Encoding

Data exists in many forms, formats and modalities. Even missing data is a form of data.

Regardless of its form, format or modality, all data ultimately needs to be transformed into a matrix (or matrices) of numbers for it to be used for any machine learning or data mining algorithm.

The process of transforming raw data into numeric matrices is often referred to as Encoding and the resulting numeric matrices are referred to as Representations. These representations may focus on certain aspects (structure, content, semantics etc.) of the data more than others and may be more or less suitable for certain tasks.

Modalities of Data

In this section, we will discuss the most common modalities of data and how to work with them in Python.

There are too many data modalities to eumerate an exhaustive list. Each data modality has its own unique characteristics and often require specialized methods to process and analyze. Study and analysis of many data modalities is an area of research within itself. For example, Computer Vision is the area of research that deals with images and videos. Speech processing is the area of research that deals with sounds.
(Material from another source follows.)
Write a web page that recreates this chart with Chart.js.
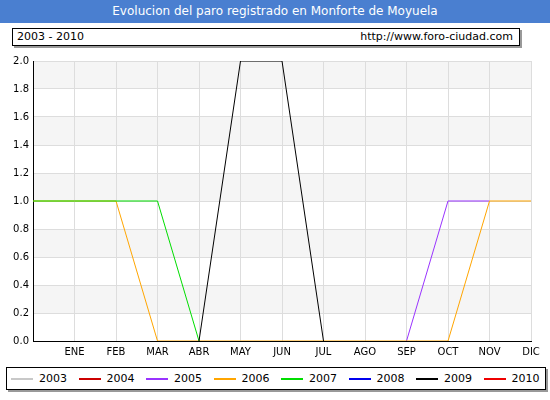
<!DOCTYPE html><html><head><meta charset="utf-8">
<script src="https://cdn.jsdelivr.net/npm/chart.js@4"></script>
<style>
body{margin:0;width:550px;height:400px;background:#fff;font-family:"DejaVu Sans",sans-serif;position:relative;overflow:hidden}
#title{position:absolute;left:0;top:0;width:550px;height:23px;background:#4a7fd0;color:#fff;font-size:12px;text-align:center;line-height:23px}
#hdr{position:absolute;left:12px;top:28px;width:506px;height:16px;border:1px solid #000;box-shadow:2px 2px 0 #999;font-size:11px;line-height:16px;background:#fff}
#hdr span{position:absolute}
#leg{position:absolute;left:6px;top:367px;width:538px;height:21px;border:1px solid #000;box-shadow:2px 2px 0 #999;font-size:11px;background:#fff}
.it{position:absolute;top:4px}
.it i{display:inline-block;width:22px;height:2px;vertical-align:middle;margin-right:6px}
#wrap{position:absolute;left:0;top:51px;width:550px;height:312px}
</style></head><body>
<div id="title">Evolucion del paro registrado en Monforte de Moyuela</div>
<div id="hdr"><span style="left:4px">2003 - 2010</span><span style="right:6px">http://www.foro-ciudad.com</span></div>
<div id="wrap"><canvas id="c"></canvas></div>
<div id="leg"></div>
<script>
const labels=["","ENE","FEB","MAR","ABR","MAY","JUN","JUL","AGO","SEP","OCT","NOV","DIC"];
const years=["2003","2004","2005","2006","2007","2008","2009","2010"];
const colors=["#c8c8c8","#cc0000","#9933ff","#ffa500","#00dd00","#0000ee","#000000","#ee0000"];
const s2005=[null,null,null,null,null,null,null,null,null,0,1,1,null];
const s2006=[1,1,1,0,0,0,0,0,0,0,0,1,1];
const s2007=[1,1,1,1,0,null,null,null,null,null,null,null,null];
const s2009=[null,null,null,null,0,2,2,0,null,null,null,null,null];
const yTicks=[0,0.2,0.4,0.6,0.8,1.0,1.2,1.4,1.6,1.8,2.0];
const leg=document.getElementById('leg');
years.forEach((y,i)=>{const d=document.createElement('span');d.className='it';d.style.left=(4+i*67.5)+'px';d.innerHTML='<i style="background:'+colors[i]+'"></i>'+y;leg.appendChild(d);});
const bands={id:'bands',beforeDraw(ch){const {ctx,chartArea:a,scales:{y}}=ch;ctx.save();ctx.fillStyle='#f5f5f5';for(let i=0;i<10;i++){if(i%2==1){const t=y.getPixelForValue(yTicks[i+1]),b=y.getPixelForValue(yTicks[i]);ctx.fillRect(a.left,t,a.right-a.left,b-t);}}ctx.restore();}};
const mk=(d,c,o)=>({data:d,borderColor:c,borderWidth:1,pointRadius:0,fill:false,tension:0,order:o,spanGaps:false});
new Chart(document.getElementById('c'),{type:'line',plugins:[bands],
data:{labels,datasets:[mk(s2009,colors[6],1),mk(s2007,colors[4],2),mk(s2006,colors[3],3),mk(s2005,colors[2],4)]},
options:{responsive:true,maintainAspectRatio:false,animation:false,
layout:{padding:{top:2,right:19,left:0,bottom:0}},
plugins:{legend:{display:false},tooltip:{enabled:false}},
scales:{x:{offset:false,grid:{color:'#dddddd',drawTicks:false},border:{color:'#000'},ticks:{color:'#000',font:{family:'DejaVu Sans',size:10},padding:5,maxRotation:0,autoSkip:false}},
y:{min:0,max:2,afterFit(s){s.width=33},afterBuildTicks(s){s.ticks=yTicks.map(v=>({value:v}))},grid:{color:'#dddddd',drawTicks:false},border:{color:'#000'},ticks:{color:'#000',font:{family:'DejaVu Sans',size:10},padding:4,callback:v=>v.toFixed(1)}}}}});
</script></body></html>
Natural Language Processing (NLP) is the area of research that deals with text.

Some common modalities and their associated areas of research are:

  1. Text: Natural Language Processing, Computational Linguistics
  2. Images: Computer Vision, Digital Image Processing
  3. Sounds: Digital Signal Processing (DSP)
  4. Graphs: Graph Theory, Network Theory
  5. Time Series: Time Series Analysis
  6. Geographic: Geographic Information Systems (GIS), Spatial Computing.